I see a hair tie on her dresser; I snag it and wrap it around my wrist.

Something small. Something stupid. But it’s hers, and right now that feels like the only thing I’m allowed to have.

Then, as I’m walking out, I see it dangling on her nightstand by her bed.

I walk to the nightstand slowly, scared to mess anything up.

Like touching the wrong thing might somehow erase the last pieces of her that still feel close.

I gently run my finger over the sunflower pendant.

She kept it, even though it has a bad memory attached to it now; she still kept it.

All these years, and she still kept it.

Even after everything. Even after me.

Even if I never get to have her as my mate, Summer will pay for everything she did to you, my little sunflower.

I vow before walking out her room and downstairs for training.

Because if I can’t fix this—if I can’t get her back—then the only thing left is making sure the person who broke her never gets the chance to breathe easy again.

Summer POV

It seems like everyone is being tight-lipped about Lyric.

Every time I ask, they say they don’t know or haven’t seen her.

Lies. All of them. I can feel it in the way they won’t meet my eyes, in the way conversations stop when I walk into a room.

I made Savannah go into the hospital to see if she could find her, but she claimed she wasn’t there and checked every room.

Where the fuck could she have gone?

Hospitals don’t just lose people. Especially not her.

I know she isn’t dead; I would have felt that.

There would’ve been something—some kind of shift, some kind of silence where she used to exist.

Everyone thinks I’m just a cold bitch, but nobody understands what it’s like for me.

Everyone always talked about how pretty she was when we were pups, how smart she was at such a young age.

I used to hear the Alpha and Luna talk about her training and how great she was when we were six.

How could she have been so perfect at such a young age?

It didn’t make sense then. It still doesn’t.

Then Mason became obsessed with her.

He followed her everywhere she went.

Like she was the only thing in the world worth paying attention to. Like I didn’t even exist standing right next to her.

So I started making her invisible and insignificant.

I made sure our parents and brothers only saw me.

She’s always been so quiet and small, and that worked in my favor.

She never fought back the way she should have. Never made noise. Never made it hard.

Mason was harder to break, but I knew that had to come from her.

So when I burned her with the poker, I told her if she wanted to stop getting hurt, she’d have to tell Mason she didn’t want to be friends anymore.

And she did it. She actually did it.

I can’t believe he was actually hurt about that.

That gave me the chance to wiggle in and take control.

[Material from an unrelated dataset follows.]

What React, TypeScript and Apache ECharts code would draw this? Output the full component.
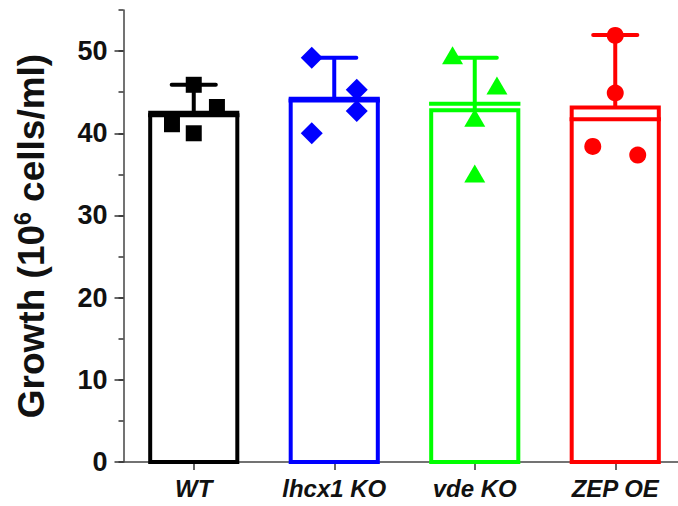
import React, { useEffect, useRef } from "react";
import * as echarts from "echarts";

const categories = ["WT", "lhcx1 KO", "vde KO", "ZEP OE"];
const colors = ["#000000", "#0000ff", "#00ff00", "#ff0000"];
const symbols = ["rect", "diamond", "triangle", "circle"];
const symbolSizes: any[] = [16, 22, [21, 18], 17];

// bar height (mean), inner line (median), error bar top (max)
const barMeans = [42.5, 44.2, 42.8, 43.15];
const medians = [42.2, 44.0, 43.6, 41.7];
const errorTops = [45.9, 49.2, 49.2, 51.95];

// individual points: [x position (category index + jitter), value]
const wtPoints = [[0, 45.9], [0.165, 43.2], [-0.155, 41.1], [0, 40.0]];
const lhcx1Points = [[0.84, 49.2], [1.16, 45.3], [1.16, 42.7], [0.84, 40.0]];
const vdePoints = [[1.842, 49.5], [2.158, 45.8], [2.0, 41.9], [2.0, 35.1]];
const zepPoints = [[3.0, 51.9], [3.0, 44.9], [2.84, 38.4], [3.16, 37.35]];
const pointGroups = [wtPoints, lhcx1Points, vdePoints, zepPoints];

const yMajorTicks = [0, 10, 20, 30, 40, 50];
const xTickValues = [0, 1, 2, 3];

const FONT = "'Liberation Sans', Arial, Helvetica, sans-serif";

export default function App() {
  const ref = useRef<HTMLDivElement>(null);
  useEffect(() => {
    if (!ref.current) return;
    const chart = echarts.init(ref.current, null, { renderer: "svg" });
    const barData = categories.map((_, i) => [i, barMeans[i], medians[i], errorTops[i]]);
    const option: any = {
      animation: false,
      backgroundColor: "#ffffff",
      grid: {
        left: 123.5,
        top: 10,
        width: 562,
        height: 452,
        containLabel: false,
        outerBoundsMode: "none",
      },
      xAxis: {
        type: "value",
        min: -0.5,
        max: 3.5,
        splitLine: { show: false },
        axisLine: { show: true, onZero: false, lineStyle: { color: "#444", width: 1.5 } },
        axisTick: {
          show: true,
          customValues: xTickValues,
          length: 8,
          lineStyle: { color: "#333", width: 1.5 },
        },
        axisLabel: {
          customValues: xTickValues,
          formatter: (v: number) => categories[Math.round(v)] ?? "",
          fontSize: 24,
          fontWeight: "bold",
          fontStyle: "italic",
          fontFamily: FONT,
          color: "#111",
          margin: 14,
        },
      },
      yAxis: [
        {
          type: "value",
          position: "left",
          min: 0,
          max: 55,
          splitLine: { show: false },
          axisLine: { show: true, onZero: false, lineStyle: { color: "#444", width: 1.5 } },
          axisTick: {
            show: true,
            customValues: yMajorTicks,
            length: 9,
            lineStyle: { color: "#333", width: 1.5 },
          },
          axisLabel: {
            customValues: yMajorTicks,
            fontSize: 27,
            fontWeight: "bold",
            fontFamily: FONT,
            color: "#111",
            margin: 16,
          },
          name: "{a|Growth (10}{s|6}{a| cells/ml)}",
          nameLocation: "middle",
          nameGap: 72,
          nameRotate: 90,
          nameTextStyle: {
            rich: {
              a: { fontSize: 37, fontWeight: "bold", fontFamily: FONT, color: "#111", lineHeight: 40 },
              s: { fontSize: 23, fontWeight: "bold", fontFamily: FONT, color: "#111", lineHeight: 26, verticalAlign: "top" },
            },
          },
        },
        {
          type: "value",
          position: "left",
          min: 0,
          max: 55,
          interval: 5,
          splitLine: { show: false },
          axisLine: { show: false, onZero: false },
          axisTick: { show: true, length: 5, lineStyle: { color: "#333", width: 1.5 } },
          axisLabel: { show: false },
        },
      ],
      series: [
        {
          type: "custom",
          clip: false,
          data: barData,
          renderItem: (params: any, api: any) => {
            const i = api.value(0);
            const mean = api.value(1);
            const med = api.value(2);
            const mx = api.value(3);
            const c = colors[i];
            const halfW = 0.31;
            const p0 = api.coord([i - halfW, mean]);
            const p1 = api.coord([i + halfW, 0]);
            const m0 = api.coord([i - 0.325, med]);
            const m1 = api.coord([i + 0.325, med]);
            const e0 = api.coord([i, mean]);
            const e1 = api.coord([i, mx]);
            const c0 = api.coord([i - 0.157, mx]);
            const c1 = api.coord([i + 0.157, mx]);
            return {
              type: "group",
              children: [
                {
                  type: "line",
                  shape: { x1: e0[0], y1: e0[1], x2: e1[0], y2: e1[1] },
                  style: { stroke: c, lineWidth: 4 },
                },
                {
                  type: "line",
                  shape: { x1: c0[0], y1: c0[1], x2: c1[0], y2: c1[1] },
                  style: { stroke: c, lineWidth: 4, lineCap: "round" },
                },
                {
                  type: "rect",
                  shape: { x: p0[0], y: p0[1], width: p1[0] - p0[0], height: p1[1] - p0[1] },
                  style: { fill: "#ffffff", stroke: c, lineWidth: 4 },
                },
                {
                  type: "line",
                  shape: { x1: m0[0], y1: m0[1], x2: m1[0], y2: m1[1] },
                  style: { stroke: c, lineWidth: 4 },
                },
              ],
            };
          },
          z: 2,
        },
        ...pointGroups.map((pts, i) => ({
          type: "scatter",
          data: pts,
          symbol: symbols[i],
          symbolSize: symbolSizes[i],
          itemStyle: { color: colors[i], opacity: 1 },
          z: 3,
        })),
      ],
    };
    chart.setOption(option);
    return () => chart.dispose();
  }, []);
  return (
    <div
      ref={ref}
      style={{ position: "absolute", left: 0, top: 0, width: 678, height: 506, background: "#fff" }}
    />
  );
}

I had him from then until his fucking birthday.

I found out she’s his mate, and that can’t stand.

It won’t stand. I won’t let it.

So I have one last plan that will definitely make him disgusted with her, and when our birthday comes, he’ll reject her for sure.

Not hesitate. Not question it. Reject her. Completely.

Now all I need to do is wait until all the packs leave—Mason, Hunter, Lucas, and Micah head off for Alpha training.

As soon as she comes out of hiding, Phase 3 can kick in.

And this time… there won’t be any coming back from it. Not for her. Not for him.

I just have to make sure all these idiots keep their mouths shut.

This is the biggest one yet, and it will give me exactly what I want.

Because this time, I’m not just trying to hurt her—I’m making sure when it’s done… there’s nothing left for him to choose.

And when Phase 3 is done…

even if she’s still breathing—

she won’t be someone he can love anymore.